Actor Ralph Fiennes just appeared on Bravo's program "Inside the Actor's Studio," where he discussed several of the noteworthy roles in his film and stage career. He spoke briefly about playing Lord Voldemort, and gave details about how the look of the character was created, in a process he called "very inclusive," involving director "Mike Newell, the producers, the makeup designers" and himself. You can see a clip of Mr. Fiennes talking about his performance in "Schindler's List" at this link, and read a transcript of his discussion of GoF below.
James Lipton (host of "Inside the Actor's Studio"): Now, of course, we come to a phenomenon called Harry Potter and the Goblet of Fire. (applause) This is how Manohla Dargis described Ralph's performance in the New York Times: "As good as these actors are, nothing prepares you for the malevolent force that is Lord Voldemort and the brilliance of the actor playing him, Ralph Fiennes. For years the movies have tried to transform this delicate beauty into a heartthrob but, as "Schindler's List" proved, Mr. Fiennes is an actor for whom a walk on the dark side is not just a pleasure, but a liberation. (laughter) His Voldemort may be the greatest screen performance ever delivered without the benefit of a nose. Certainly it's a performance of sublime villainy."
(Clip of graveyard scene, from " . . . the boy who lived" through "I can touch you now.")

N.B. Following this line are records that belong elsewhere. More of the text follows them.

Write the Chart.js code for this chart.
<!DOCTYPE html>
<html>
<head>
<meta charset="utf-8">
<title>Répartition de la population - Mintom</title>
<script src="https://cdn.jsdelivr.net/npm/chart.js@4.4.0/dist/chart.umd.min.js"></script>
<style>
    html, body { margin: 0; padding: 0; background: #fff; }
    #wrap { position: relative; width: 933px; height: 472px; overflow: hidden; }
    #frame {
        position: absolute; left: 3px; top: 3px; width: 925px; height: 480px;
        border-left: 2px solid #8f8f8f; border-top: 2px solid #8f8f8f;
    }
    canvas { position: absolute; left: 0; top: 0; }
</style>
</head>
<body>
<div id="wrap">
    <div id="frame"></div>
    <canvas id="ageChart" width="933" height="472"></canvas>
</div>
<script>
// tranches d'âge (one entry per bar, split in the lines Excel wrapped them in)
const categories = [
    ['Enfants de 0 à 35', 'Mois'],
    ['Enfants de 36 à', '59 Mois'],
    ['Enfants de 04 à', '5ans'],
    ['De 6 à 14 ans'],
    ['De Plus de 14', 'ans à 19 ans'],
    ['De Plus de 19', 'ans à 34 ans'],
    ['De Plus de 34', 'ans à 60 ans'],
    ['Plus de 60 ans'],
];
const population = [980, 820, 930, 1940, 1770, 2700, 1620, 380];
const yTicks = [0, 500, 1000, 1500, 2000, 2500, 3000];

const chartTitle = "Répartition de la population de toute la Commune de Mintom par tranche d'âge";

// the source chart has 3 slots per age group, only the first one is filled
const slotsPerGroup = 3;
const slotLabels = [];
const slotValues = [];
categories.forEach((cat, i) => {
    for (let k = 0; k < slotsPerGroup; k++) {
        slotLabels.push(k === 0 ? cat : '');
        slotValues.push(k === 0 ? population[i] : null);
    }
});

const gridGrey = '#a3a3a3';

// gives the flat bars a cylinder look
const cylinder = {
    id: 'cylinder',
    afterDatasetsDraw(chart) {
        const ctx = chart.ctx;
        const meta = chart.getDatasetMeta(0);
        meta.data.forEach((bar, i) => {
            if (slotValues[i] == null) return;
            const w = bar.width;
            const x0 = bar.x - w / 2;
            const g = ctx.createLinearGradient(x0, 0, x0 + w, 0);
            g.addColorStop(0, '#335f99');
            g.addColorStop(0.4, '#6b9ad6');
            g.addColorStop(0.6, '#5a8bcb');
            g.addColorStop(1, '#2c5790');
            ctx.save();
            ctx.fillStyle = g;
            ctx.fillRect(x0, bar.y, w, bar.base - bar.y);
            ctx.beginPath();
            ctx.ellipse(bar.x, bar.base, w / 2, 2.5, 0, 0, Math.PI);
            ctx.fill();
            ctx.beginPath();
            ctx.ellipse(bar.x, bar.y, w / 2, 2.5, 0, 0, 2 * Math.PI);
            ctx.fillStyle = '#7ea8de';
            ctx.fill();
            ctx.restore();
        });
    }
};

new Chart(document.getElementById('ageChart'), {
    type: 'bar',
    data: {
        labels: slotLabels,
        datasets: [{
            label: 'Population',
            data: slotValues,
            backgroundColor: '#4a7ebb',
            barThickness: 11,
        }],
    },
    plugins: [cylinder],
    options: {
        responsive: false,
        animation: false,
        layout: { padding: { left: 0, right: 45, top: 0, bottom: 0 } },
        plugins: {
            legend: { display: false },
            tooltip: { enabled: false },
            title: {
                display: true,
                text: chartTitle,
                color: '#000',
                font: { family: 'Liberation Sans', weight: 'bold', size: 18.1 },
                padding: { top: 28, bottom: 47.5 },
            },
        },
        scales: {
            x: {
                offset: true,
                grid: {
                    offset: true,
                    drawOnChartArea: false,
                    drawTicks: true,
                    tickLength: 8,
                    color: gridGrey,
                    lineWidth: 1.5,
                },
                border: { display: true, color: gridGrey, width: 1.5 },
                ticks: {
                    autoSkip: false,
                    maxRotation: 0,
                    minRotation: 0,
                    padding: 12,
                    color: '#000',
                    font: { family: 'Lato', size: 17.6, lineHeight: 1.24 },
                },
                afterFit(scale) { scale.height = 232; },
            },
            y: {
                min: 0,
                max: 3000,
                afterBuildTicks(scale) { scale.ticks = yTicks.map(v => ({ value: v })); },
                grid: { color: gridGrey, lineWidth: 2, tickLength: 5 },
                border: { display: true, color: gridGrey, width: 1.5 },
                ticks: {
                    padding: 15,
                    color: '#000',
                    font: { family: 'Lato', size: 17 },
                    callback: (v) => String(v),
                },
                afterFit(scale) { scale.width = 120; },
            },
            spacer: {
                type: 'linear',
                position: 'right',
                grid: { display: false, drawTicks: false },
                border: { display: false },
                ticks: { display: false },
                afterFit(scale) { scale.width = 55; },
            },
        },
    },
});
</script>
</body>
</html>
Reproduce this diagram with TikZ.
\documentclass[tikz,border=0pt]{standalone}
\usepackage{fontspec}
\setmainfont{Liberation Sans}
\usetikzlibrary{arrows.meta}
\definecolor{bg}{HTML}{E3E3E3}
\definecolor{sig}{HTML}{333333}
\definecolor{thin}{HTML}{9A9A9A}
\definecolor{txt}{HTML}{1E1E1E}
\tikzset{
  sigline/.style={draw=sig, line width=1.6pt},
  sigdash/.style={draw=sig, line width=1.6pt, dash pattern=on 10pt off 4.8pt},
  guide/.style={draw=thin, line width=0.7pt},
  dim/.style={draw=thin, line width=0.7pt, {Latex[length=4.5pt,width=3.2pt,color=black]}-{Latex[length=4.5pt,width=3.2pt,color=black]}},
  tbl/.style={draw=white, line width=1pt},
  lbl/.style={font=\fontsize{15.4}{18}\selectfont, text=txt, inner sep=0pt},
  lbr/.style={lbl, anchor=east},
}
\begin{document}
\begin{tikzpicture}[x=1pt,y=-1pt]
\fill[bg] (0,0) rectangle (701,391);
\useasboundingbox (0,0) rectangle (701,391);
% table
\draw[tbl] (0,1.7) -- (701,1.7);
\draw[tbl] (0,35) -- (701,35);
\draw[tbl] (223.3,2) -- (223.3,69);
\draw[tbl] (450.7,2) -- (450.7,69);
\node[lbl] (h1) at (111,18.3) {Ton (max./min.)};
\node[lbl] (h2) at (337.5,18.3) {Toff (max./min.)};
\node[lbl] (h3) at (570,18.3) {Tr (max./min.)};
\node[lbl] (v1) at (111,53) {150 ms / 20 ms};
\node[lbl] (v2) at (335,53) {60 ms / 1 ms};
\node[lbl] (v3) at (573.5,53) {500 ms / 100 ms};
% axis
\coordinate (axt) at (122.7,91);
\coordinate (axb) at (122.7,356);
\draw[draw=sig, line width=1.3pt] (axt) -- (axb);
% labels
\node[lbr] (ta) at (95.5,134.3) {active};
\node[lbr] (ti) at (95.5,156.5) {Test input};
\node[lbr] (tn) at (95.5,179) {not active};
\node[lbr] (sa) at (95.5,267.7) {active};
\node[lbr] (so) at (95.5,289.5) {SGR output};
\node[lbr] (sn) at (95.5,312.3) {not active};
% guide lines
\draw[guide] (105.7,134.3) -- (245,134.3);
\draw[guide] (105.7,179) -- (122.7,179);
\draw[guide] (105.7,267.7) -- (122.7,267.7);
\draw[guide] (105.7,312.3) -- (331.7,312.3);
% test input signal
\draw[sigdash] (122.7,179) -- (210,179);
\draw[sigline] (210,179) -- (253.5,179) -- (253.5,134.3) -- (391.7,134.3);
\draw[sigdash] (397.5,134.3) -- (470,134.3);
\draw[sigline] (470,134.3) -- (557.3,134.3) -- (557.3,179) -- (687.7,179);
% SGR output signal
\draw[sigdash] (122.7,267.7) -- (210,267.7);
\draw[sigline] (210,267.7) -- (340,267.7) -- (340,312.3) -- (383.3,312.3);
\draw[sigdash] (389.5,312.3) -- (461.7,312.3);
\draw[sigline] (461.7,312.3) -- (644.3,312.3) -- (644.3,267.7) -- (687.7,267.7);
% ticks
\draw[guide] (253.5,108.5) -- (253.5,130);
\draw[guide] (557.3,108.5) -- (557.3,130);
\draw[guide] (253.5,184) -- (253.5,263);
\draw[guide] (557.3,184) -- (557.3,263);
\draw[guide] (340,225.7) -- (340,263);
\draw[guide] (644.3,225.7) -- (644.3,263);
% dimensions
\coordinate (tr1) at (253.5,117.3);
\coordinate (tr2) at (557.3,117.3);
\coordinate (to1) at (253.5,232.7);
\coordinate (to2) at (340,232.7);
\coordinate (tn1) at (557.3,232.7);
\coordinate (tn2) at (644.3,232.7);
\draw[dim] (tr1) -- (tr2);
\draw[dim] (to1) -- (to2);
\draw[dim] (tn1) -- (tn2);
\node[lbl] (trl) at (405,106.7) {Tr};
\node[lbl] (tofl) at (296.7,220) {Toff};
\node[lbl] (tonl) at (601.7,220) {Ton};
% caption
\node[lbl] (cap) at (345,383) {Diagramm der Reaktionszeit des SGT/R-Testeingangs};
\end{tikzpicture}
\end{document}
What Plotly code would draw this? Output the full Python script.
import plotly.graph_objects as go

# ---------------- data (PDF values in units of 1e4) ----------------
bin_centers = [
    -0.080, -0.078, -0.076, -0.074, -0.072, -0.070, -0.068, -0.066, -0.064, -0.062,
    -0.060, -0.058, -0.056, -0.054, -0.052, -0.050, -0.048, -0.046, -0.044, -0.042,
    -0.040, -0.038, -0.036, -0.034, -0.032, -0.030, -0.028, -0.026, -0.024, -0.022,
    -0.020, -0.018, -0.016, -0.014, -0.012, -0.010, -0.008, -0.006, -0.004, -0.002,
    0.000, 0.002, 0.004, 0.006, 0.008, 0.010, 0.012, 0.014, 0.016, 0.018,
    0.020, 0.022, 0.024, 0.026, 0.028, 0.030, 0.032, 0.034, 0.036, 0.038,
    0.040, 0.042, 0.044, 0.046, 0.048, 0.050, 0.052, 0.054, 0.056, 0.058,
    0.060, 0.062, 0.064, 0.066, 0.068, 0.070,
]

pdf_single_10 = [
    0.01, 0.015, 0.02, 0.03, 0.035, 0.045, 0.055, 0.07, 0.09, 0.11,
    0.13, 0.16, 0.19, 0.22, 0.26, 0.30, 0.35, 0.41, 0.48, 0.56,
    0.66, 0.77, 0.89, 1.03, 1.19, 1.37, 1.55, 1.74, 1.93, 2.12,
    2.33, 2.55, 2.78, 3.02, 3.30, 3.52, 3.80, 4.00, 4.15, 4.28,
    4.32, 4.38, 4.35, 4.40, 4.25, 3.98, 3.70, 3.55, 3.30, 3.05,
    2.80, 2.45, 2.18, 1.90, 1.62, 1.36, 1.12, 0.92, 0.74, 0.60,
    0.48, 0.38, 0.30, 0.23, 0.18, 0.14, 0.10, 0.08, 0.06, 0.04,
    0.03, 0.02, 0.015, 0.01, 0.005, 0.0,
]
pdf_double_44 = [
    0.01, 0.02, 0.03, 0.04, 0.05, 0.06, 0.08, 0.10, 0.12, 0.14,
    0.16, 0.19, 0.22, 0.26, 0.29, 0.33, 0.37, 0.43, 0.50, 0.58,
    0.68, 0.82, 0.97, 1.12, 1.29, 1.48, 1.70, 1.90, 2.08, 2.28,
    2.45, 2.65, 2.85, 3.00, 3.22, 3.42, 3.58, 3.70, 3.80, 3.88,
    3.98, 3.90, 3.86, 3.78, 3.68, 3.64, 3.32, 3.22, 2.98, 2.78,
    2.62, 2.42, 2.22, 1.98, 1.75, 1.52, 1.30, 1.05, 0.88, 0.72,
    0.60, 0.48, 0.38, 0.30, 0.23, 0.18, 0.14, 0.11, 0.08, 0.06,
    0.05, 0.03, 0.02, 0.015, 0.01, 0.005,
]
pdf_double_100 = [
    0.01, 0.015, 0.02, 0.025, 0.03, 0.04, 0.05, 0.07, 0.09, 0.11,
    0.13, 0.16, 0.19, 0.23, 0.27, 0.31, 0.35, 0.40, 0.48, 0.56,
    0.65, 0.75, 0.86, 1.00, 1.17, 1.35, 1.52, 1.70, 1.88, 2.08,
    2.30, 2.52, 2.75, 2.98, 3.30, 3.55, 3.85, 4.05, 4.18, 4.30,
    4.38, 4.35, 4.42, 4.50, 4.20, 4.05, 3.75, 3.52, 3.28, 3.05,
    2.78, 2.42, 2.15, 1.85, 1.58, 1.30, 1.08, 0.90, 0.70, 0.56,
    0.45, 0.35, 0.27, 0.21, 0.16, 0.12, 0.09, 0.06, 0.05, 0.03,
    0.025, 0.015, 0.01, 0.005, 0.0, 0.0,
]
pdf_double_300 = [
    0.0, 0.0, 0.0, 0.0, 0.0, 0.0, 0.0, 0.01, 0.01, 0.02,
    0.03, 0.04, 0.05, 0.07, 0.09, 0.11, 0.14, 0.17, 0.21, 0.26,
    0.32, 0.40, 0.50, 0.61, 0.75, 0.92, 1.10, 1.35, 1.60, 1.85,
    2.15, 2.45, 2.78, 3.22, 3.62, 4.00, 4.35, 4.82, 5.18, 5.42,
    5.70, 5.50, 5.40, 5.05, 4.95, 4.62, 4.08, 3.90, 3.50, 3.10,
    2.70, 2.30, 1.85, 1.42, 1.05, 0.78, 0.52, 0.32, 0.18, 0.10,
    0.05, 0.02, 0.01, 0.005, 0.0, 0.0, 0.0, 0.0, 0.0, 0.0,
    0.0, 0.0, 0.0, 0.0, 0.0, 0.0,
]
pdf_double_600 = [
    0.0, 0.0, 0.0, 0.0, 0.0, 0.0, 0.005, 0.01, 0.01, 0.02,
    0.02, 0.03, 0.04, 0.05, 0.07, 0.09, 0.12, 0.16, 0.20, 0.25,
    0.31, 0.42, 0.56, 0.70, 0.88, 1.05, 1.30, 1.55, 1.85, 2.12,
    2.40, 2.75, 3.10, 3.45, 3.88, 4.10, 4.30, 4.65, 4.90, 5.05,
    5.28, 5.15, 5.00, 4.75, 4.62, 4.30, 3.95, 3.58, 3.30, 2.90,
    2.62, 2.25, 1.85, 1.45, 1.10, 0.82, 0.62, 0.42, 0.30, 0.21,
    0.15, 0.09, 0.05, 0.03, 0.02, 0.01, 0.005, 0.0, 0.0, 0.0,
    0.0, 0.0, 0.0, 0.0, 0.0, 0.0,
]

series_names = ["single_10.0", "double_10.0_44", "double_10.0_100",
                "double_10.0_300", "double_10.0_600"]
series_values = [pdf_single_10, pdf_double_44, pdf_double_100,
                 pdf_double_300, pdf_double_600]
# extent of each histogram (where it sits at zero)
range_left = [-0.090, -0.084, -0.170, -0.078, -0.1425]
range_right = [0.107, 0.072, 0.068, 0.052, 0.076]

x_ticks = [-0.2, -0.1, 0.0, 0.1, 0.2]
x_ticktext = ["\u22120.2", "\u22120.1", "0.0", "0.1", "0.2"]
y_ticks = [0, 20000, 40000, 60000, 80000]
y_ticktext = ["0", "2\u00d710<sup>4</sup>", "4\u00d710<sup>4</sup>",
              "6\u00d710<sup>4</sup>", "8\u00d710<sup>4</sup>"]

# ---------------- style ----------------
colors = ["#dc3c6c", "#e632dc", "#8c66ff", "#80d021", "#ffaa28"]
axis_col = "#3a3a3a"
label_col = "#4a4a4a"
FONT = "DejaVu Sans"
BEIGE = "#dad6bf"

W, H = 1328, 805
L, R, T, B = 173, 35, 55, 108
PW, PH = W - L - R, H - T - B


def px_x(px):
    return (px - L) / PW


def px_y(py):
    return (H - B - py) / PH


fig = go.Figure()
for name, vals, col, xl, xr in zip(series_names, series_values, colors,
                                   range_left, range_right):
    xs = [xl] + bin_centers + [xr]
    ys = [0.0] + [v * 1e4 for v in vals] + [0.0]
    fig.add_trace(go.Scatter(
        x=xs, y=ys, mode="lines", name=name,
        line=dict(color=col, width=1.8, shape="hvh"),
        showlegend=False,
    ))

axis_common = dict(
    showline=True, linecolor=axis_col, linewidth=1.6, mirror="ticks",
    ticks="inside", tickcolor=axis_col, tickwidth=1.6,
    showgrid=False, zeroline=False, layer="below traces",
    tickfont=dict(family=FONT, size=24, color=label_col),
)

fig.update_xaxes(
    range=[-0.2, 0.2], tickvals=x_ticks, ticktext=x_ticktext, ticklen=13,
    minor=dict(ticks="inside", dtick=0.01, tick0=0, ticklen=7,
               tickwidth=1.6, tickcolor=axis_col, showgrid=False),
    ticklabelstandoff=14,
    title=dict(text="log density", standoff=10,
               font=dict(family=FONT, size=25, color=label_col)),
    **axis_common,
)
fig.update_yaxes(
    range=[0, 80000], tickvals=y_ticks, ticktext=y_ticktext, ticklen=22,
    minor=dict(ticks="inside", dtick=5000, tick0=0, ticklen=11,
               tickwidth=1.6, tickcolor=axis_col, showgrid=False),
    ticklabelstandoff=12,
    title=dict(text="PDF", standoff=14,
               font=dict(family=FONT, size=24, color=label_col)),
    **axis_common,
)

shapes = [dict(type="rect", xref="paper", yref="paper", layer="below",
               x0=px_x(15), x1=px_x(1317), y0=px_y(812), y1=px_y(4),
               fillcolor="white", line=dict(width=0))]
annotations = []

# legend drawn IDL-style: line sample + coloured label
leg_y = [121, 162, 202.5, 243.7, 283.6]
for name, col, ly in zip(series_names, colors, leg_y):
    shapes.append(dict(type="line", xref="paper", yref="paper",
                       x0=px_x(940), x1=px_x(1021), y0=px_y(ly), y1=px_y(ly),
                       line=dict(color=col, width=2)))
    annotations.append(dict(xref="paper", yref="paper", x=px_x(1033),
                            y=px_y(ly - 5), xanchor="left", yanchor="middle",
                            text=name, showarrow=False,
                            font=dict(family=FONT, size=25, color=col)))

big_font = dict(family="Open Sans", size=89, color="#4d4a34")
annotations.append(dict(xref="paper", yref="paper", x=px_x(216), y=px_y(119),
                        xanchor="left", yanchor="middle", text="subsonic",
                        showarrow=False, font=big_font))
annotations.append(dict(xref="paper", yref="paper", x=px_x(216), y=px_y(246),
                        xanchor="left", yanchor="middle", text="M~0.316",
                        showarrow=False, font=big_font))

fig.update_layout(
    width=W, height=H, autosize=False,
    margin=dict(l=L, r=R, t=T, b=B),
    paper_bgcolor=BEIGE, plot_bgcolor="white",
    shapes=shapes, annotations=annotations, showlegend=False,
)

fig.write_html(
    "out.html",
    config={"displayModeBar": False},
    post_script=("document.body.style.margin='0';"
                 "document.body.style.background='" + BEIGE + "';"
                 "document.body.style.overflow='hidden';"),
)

JL: Tell me something, Ralph -- is sublime villainy liberating?
Ralph Fiennes: Yeah, completely.
JL: How much of Lord Voldemort is the product of Rowling, how much of Mike Newell, how much of Steve Kloves and how much of Ralph Fiennes? Did you get to participate in the creation of this (gestures to Voldemort's image on the screen)?
Ralph Fiennes: It was totally inclusive all the way. Mike Newell, the producers, the makeup designers, the shaved head and the . . . the weird sort of translucent skin . . . um, I think we wanted it to be very simple . . . we played with a very simple gown, um, and then the question of the nose came up. (laughter) Uh, there was one picture I think with him without a nose. I wasn't sure, um, about it . . . 'cause it would have to be . . . 'cause it was about reducing the nose . . . it had to be digital. It wasn't like wearing a prosthesis. Um . . . I just . . . it was one of those areas . . . I guess it's, you know, I'm an actor, it's "my face! My face! What are they going to do to it?!"
RF: And you don't have any . . . and you can't . . . you're not going to be there. I mean, with prosthetics, you can sort of be part of it and physically know it and . . . live with it on your face or look at it in the mirror. Uh, but so anyway, I mean . . . I was a bit neurotic, I think, about whether it would work or not, but when I saw it I was very happy with it (laughs).
JL: Was it difficult acting behind it, or . . .
RF: No, not at all. I mean, it was my own scalp with no hair, some pieces here (indicating his brow) to take out the eyebrows, some horrible teeth I put in, um, and the rest was just paint (indicating his hands and arms) . . . transfer . . . they painted, made me very pale and they made these brilliant transfers which they just sponged on every day.
JL: Has Harry Potter brought you a new audience, do you think?
RF: I never understood the phenomenon of it until I went to the premiere here. I've never seen anything like that!